Each line below must be set down exactly; omit any image you find.
-- begin Dataset section --
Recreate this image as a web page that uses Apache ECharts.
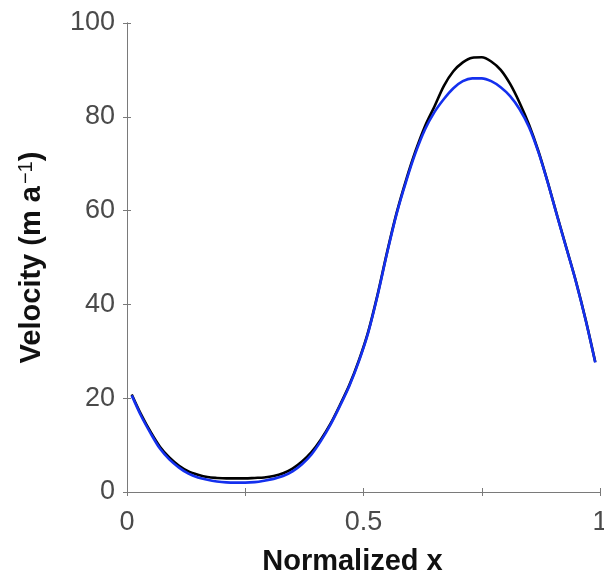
<!DOCTYPE html>
<html>
<head>
<meta charset="utf-8">
<script src="https://cdn.jsdelivr.net/npm/echarts@6/dist/echarts.min.js"></script>
<style>
  html, body { margin: 0; padding: 0; background: #fff; }
  #chart { width: 604px; height: 577px; }
</style>
</head>
<body>
<div id="chart"></div>
<script>
// Normalized position along the profile (uniform 0.02 spacing)
const xs = [0.01, 0.03, 0.05, 0.07, 0.09, 0.11, 0.13, 0.15, 0.17, 0.19,
            0.21, 0.23, 0.25, 0.27, 0.29, 0.31, 0.33, 0.35, 0.37, 0.39,
            0.41, 0.43, 0.45, 0.47, 0.49, 0.51, 0.53, 0.55, 0.57, 0.59,
            0.61, 0.63, 0.65, 0.67, 0.69, 0.71, 0.73, 0.75, 0.77, 0.79,
            0.81, 0.83, 0.85, 0.87, 0.89, 0.91, 0.93, 0.95, 0.97, 0.99];

// Velocity (m/a), black profile
const velocityBlack = [20.8, 16.5, 12.8, 9.6, 7.3, 5.6, 4.4, 3.7, 3.2, 3.0,
                       2.9, 2.9, 2.9, 3.0, 3.1, 3.4, 4.0, 5.0, 6.5, 8.5,
                       11.2, 14.5, 18.5, 22.8, 28.0, 34.2, 42.2, 51.2, 59.5, 66.5,
                       72.7, 78.0, 82.2, 86.6, 89.7, 91.6, 92.6, 92.7, 91.8, 90.0,
                       87.0, 83.0, 78.3, 72.6, 65.9, 58.7, 51.7, 44.6, 36.6, 27.7];

// Velocity (m/a), blue profile
const velocityBlue = [20.6, 16.2, 12.5, 9.2, 6.9, 5.2, 3.9, 3.1, 2.6, 2.25,
                      2.05, 2.0, 2.0, 2.1, 2.4, 2.8, 3.4, 4.4, 5.9, 8.0,
                      10.9, 14.3, 18.3, 22.6, 27.8, 34.0, 42.0, 51.0, 59.3, 66.2,
                      72.3, 77.3, 81.0, 83.8, 86.1, 87.6, 88.2, 88.2, 87.6, 86.3,
                      84.4, 81.6, 77.8, 72.4, 65.8, 58.6, 51.6, 44.5, 36.5, 27.6];

// Tick labels shown on the x axis (the quarter ticks stay unlabeled)
const xTickLabels = { 0: '0', 0.5: '0.5', 1: '1' };

const pairs = (ys) => xs.map((x, i) => [x, ys[i]]);

const axisGray = '#7a7a7a';
const labelGray = '#4a4a4a';
const font = 'Liberation Sans, Arial, sans-serif';

const chart = echarts.init(document.getElementById('chart'), null, { renderer: 'canvas' });

chart.setOption({
  animation: false,
  backgroundColor: '#fff',
  grid: { left: 127, top: 23, right: 4, bottom: 85, containLabel: false, outerBoundsMode: 'none' },
  xAxis: [
    {
      type: 'value', min: 0, max: 1, interval: 0.25, position: 'bottom',
      name: 'Normalized x', nameLocation: 'middle', nameGap: 55,
      nameTextStyle: { fontFamily: font, fontWeight: 'bold', fontSize: 29, color: '#111', padding: [0, 22, 0, 0] },
      axisLine: { show: true, lineStyle: { color: axisGray, width: 1 } },
      axisTick: { show: true, inside: true, length: 4, lineStyle: { color: axisGray } },
      axisLabel: {
        margin: 17, fontFamily: font, fontSize: 27, color: labelGray, hideOverlap: false,
        formatter: (v) => (xTickLabels[v] !== undefined ? xTickLabels[v] : '')
      },
      splitLine: { show: false }
    },
    {
      type: 'value', min: 0, max: 1, interval: 0.25, position: 'top',
      axisLine: { show: true, lineStyle: { color: axisGray, width: 1 } },
      axisTick: { show: true, inside: true, length: 4, lineStyle: { color: axisGray } },
      axisLabel: { show: false },
      splitLine: { show: false }
    }
  ],
  yAxis: [
    {
      type: 'value', min: 0, max: 100, interval: 20, position: 'left',
      name: '{b|Velocity (m a}{s|−1}{b|)}', nameLocation: 'middle', nameGap: 79,
      nameTextStyle: {
        rich: {
          b: { fontFamily: font, fontWeight: 'bold', fontSize: 29, color: '#111' },
          s: { fontFamily: font, fontWeight: 'normal', fontSize: 20, color: '#111', verticalAlign: 'top', padding: [0, 0, 12, 2] }
        }
      },
      axisLine: { show: true, lineStyle: { color: axisGray, width: 1 } },
      axisTick: { show: true, inside: true, length: 4, lineStyle: { color: axisGray } },
      axisLabel: { margin: 12, fontFamily: font, fontSize: 27, color: labelGray },
      splitLine: { show: false }
    },
    {
      type: 'value', min: 0, max: 100, interval: 20, position: 'right',
      axisLine: { show: true, lineStyle: { color: axisGray, width: 1 } },
      axisTick: { show: true, inside: true, length: 4, lineStyle: { color: axisGray } },
      axisLabel: { show: false },
      splitLine: { show: false }
    }
  ],
  series: [
    {
      type: 'line', name: 'black', data: pairs(velocityBlack), smooth: 0.3,
      showSymbol: false, lineStyle: { color: '#000', width: 2.6 }, z: 2
    },
    {
      type: 'line', name: 'blue', data: pairs(velocityBlue), smooth: 0.3,
      showSymbol: false, lineStyle: { color: '#1430ee', width: 2.6 }, z: 3
    }
  ]
});
</script>
</body>
</html>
-- end Dataset section --
**Exercise response**
Recreate this image as a web page that uses Apache ECharts.
<!DOCTYPE html>
<html>
<head>
<meta charset="utf-8">
<script src="https://cdn.jsdelivr.net/npm/echarts@6/dist/echarts.min.js"></script>
<style>
  html, body { margin: 0; padding: 0; background: #fff; }
  #chart { width: 604px; height: 577px; }
</style>
</head>
<body>
<div id="chart"></div>
<script>
// Normalized position along the profile (uniform 0.02 spacing)
const xs = [0.01, 0.03, 0.05, 0.07, 0.09, 0.11, 0.13, 0.15, 0.17, 0.19,
            0.21, 0.23, 0.25, 0.27, 0.29, 0.31, 0.33, 0.35, 0.37, 0.39,
            0.41, 0.43, 0.45, 0.47, 0.49, 0.51, 0.53, 0.55, 0.57, 0.59,
            0.61, 0.63, 0.65, 0.67, 0.69, 0.71, 0.73, 0.75, 0.77, 0.79,
            0.81, 0.83, 0.85, 0.87, 0.89, 0.91, 0.93, 0.95, 0.97, 0.99];

// Velocity (m/a), black profile
const velocityBlack = [20.8, 16.5, 12.8, 9.6, 7.3, 5.6, 4.4, 3.7, 3.2, 3.0,
                       2.9, 2.9, 2.9, 3.0, 3.1, 3.4, 4.0, 5.0, 6.5, 8.5,
                       11.2, 14.5, 18.5, 22.8, 28.0, 34.2, 42.2, 51.2, 59.5, 66.5,
                       72.7, 78.0, 82.2, 86.6, 89.7, 91.6, 92.6, 92.7, 91.8, 90.0,
                       87.0, 83.0, 78.3, 72.6, 65.9, 58.7, 51.7, 44.6, 36.6, 27.7];

// Velocity (m/a), blue profile
const velocityBlue = [20.6, 16.2, 12.5, 9.2, 6.9, 5.2, 3.9, 3.1, 2.6, 2.25,
                      2.05, 2.0, 2.0, 2.1, 2.4, 2.8, 3.4, 4.4, 5.9, 8.0,
                      10.9, 14.3, 18.3, 22.6, 27.8, 34.0, 42.0, 51.0, 59.3, 66.2,
                      72.3, 77.3, 81.0, 83.8, 86.1, 87.6, 88.2, 88.2, 87.6, 86.3,
                      84.4, 81.6, 77.8, 72.4, 65.8, 58.6, 51.6, 44.5, 36.5, 27.6];

// Tick labels shown on the x axis (the quarter ticks stay unlabeled)
const xTickLabels = { 0: '0', 0.5: '0.5', 1: '1' };

const pairs = (ys) => xs.map((x, i) => [x, ys[i]]);

const axisGray = '#7a7a7a';
const labelGray = '#4a4a4a';
const font = 'Liberation Sans, Arial, sans-serif';

const chart = echarts.init(document.getElementById('chart'), null, { renderer: 'canvas' });

chart.setOption({
  animation: false,
  backgroundColor: '#fff',
  grid: { left: 127, top: 23, right: 4, bottom: 85, containLabel: false, outerBoundsMode: 'none' },
  xAxis: [
    {
      type: 'value', min: 0, max: 1, interval: 0.25, position: 'bottom',
      name: 'Normalized x', nameLocation: 'middle', nameGap: 55,
      nameTextStyle: { fontFamily: font, fontWeight: 'bold', fontSize: 29, color: '#111', padding: [0, 22, 0, 0] },
      axisLine: { show: true, lineStyle: { color: axisGray, width: 1 } },
      axisTick: { show: true, inside: true, length: 4, lineStyle: { color: axisGray } },
      axisLabel: {
        margin: 17, fontFamily: font, fontSize: 27, color: labelGray, hideOverlap: false,
        formatter: (v) => (xTickLabels[v] !== undefined ? xTickLabels[v] : '')
      },
      splitLine: { show: false }
    },
    {
      type: 'value', min: 0, max: 1, interval: 0.25, position: 'top',
      axisLine: { show: true, lineStyle: { color: axisGray, width: 1 } },
      axisTick: { show: true, inside: true, length: 4, lineStyle: { color: axisGray } },
      axisLabel: { show: false },
      splitLine: { show: false }
    }
  ],
  yAxis: [
    {
      type: 'value', min: 0, max: 100, interval: 20, position: 'left',
      name: '{b|Velocity (m a}{s|−1}{b|)}', nameLocation: 'middle', nameGap: 79,
      nameTextStyle: {
        rich: {
          b: { fontFamily: font, fontWeight: 'bold', fontSize: 29, color: '#111' },
          s: { fontFamily: font, fontWeight: 'normal', fontSize: 20, color: '#111', verticalAlign: 'top', padding: [0, 0, 12, 2] }
        }
      },
      axisLine: { show: true, lineStyle: { color: axisGray, width: 1 } },
      axisTick: { show: true, inside: true, length: 4, lineStyle: { color: axisGray } },
      axisLabel: { margin: 12, fontFamily: font, fontSize: 27, color: labelGray },
      splitLine: { show: false }
    },
    {
      type: 'value', min: 0, max: 100, interval: 20, position: 'right',
      axisLine: { show: true, lineStyle: { color: axisGray, width: 1 } },
      axisTick: { show: true, inside: true, length: 4, lineStyle: { color: axisGray } },
      axisLabel: { show: false },
      splitLine: { show: false }
    }
  ],
  series: [
    {
      type: 'line', name: 'black', data: pairs(velocityBlack), smooth: 0.3,
      showSymbol: false, lineStyle: { color: '#000', width: 2.6 }, z: 2
    },
    {
      type: 'line', name: 'blue', data: pairs(velocityBlue), smooth: 0.3,
      showSymbol: false, lineStyle: { color: '#1430ee', width: 2.6 }, z: 3
    }
  ]
});
</script>
</body>
</html>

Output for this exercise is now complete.